MENINOS DE DEUS
Peter Care, The dangerous lives of altar boys, EUA, 2002

Um primeiro problema que já condiciona nossa relação com o filme: a tradução do seu título para o Brasil. Isso porque o nome Meninos de Deus dá um certo “peso religioso” ao filme, criando uma expectativa ou de uma exploração do tema dos abusos infantis por padres/freiras, ou de um filme catequizante. O título original, que soma o “Dangerous Lives” aos “Altar Boys” contém o tom que o filme realmente pede: o de uma aventura adolescente com algo de quadrinístico – o que está mais que incorporado pela narrativa na participação de Todd McFarlane em inúmeros momentos, com seqüências animadas que representam o imaginário dos meninos-protagonistas do filme. O fato é que a questão religiosa está bem longe do centro do filme, e aparece mais como um clichê quase quadrinístico (“a freira sinistra”) do que como assunto central.

Porque o tema de Meninos de Deus é (sim, mais uma vez) a dor da adolescência, a estranheza desta fase, a dificuldade de adaptar-se aos seus próprios sentimentos, e ainda mais adaptar estes em relação a um grupo, a uma organização social.
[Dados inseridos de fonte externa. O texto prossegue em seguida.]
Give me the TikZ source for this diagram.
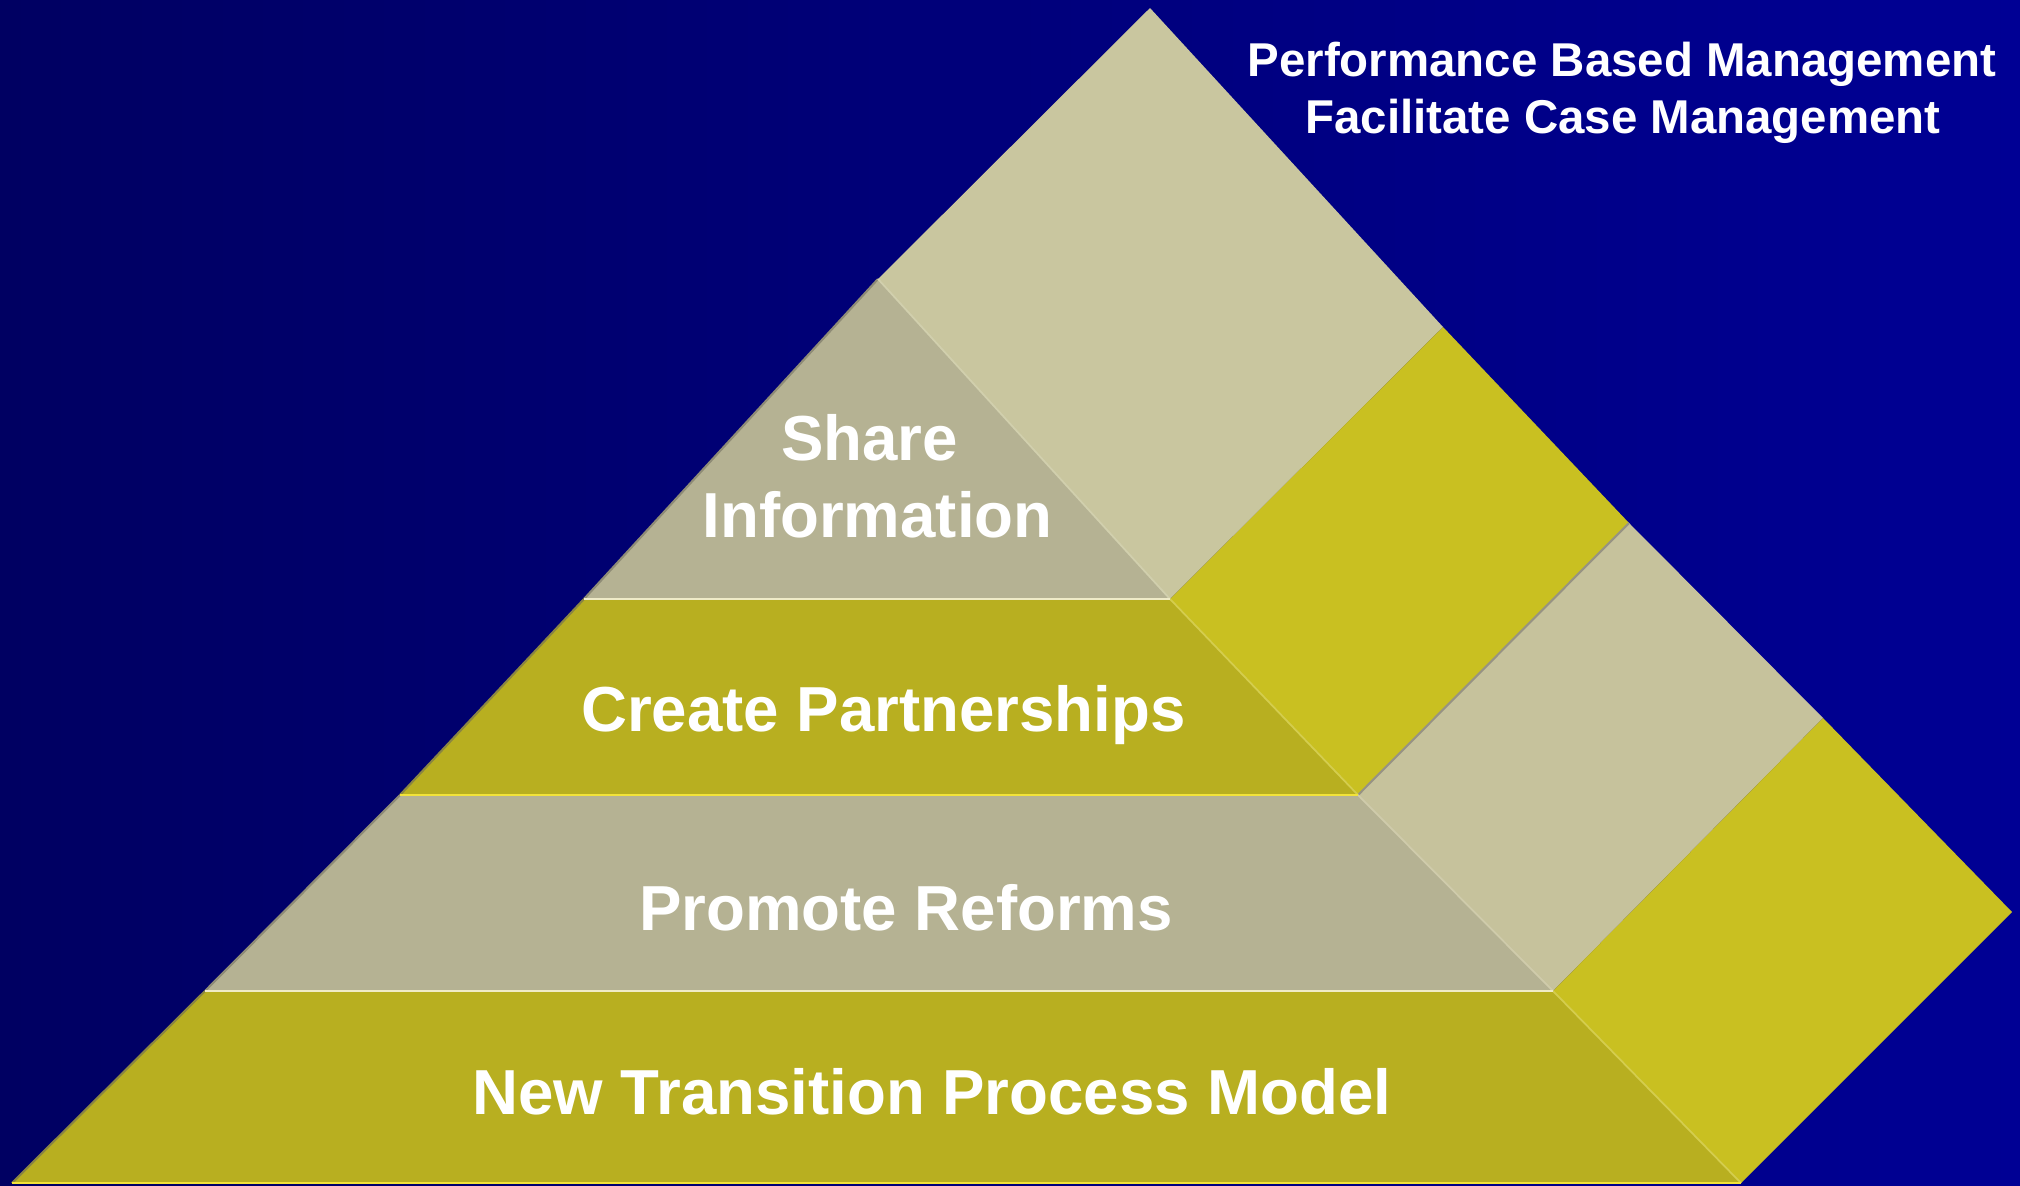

E, neste sentido, o filme de Peter Care revela-se surpreendentemente sensível e capaz em inúmeros momentos, mas em especial em todos que se relacionam com o caso de amor entre um dos protagonistas e uma menina da escola – que inclui uma das mais frontais e verdadeiras inserções do tema da descoberta da sexualidade vistos, pelo menos, no cinema americano recente (mas não só). Estas cenas, e em especial a jovem atriz Jena Malone emprestam uma pungência ao filme, uma força um tanto inesperadas. Força esta que, infelizmente, não está resolvida de todo no storytelling, no desenvolvimento narrativo do filme, que por vezes parece dar voltas demais em torno do próprio rabo.

É verdade que tudo que se relaciona com o personagem de Kieran Culkin (o “marginal” do grupo) tem um tom eventualmente equivocado (apesar da inegável força do ator, como já visto antes em A Estranha Família de Igby) – como a mais que desnecessária cena em que se vê o menino alijado do carinho num lar de pais que brigam o tempo todo (isto num filme que surpreende por quase sempre ignorar a figura dos pais na formação dos jovens). E é verdade também que especialmente o final possibilita uma leitura mais estreita do filme como um conto moralista exacerbado. No entanto, há que se ver como é na animação que o filme vem se fechar (é ela que, de forma geral, e com uma violência um tanto inesperada, costura e dá sentido ao filme), e aí este final vai ser recontextualizado. Primeiro pelo uso da idéia de “Episódio 1” (portanto, algo a continuar) e, finalmente, com a ressurreição quadrinesca do jovem Culkin. Ressurreição esta que indica que não havia nada de errado, segundo o filme, com o espírito do que este personagem representava, sua revolta e rebeldia (esta sim seria uma leitura moral que poderia haver) - sua morte trata-se tão somente do início de um processo mais longo que escapa ao filme acompanhar. Reforça-se o personagem, assim, como figura mítica, quase sobre-humana (o que remete de novo aos quadrinhos) e que sua morte é muito semelhante às perdas tão comuns nas histórias de super-herói. Não dá para ignorar, portanto, que o filme não termina numa morte, e sim numa ressurreição – e assim Meninos de Deus revela-se muito mais interessante e bem menos moralista do que uma leitura ligeira possa supor.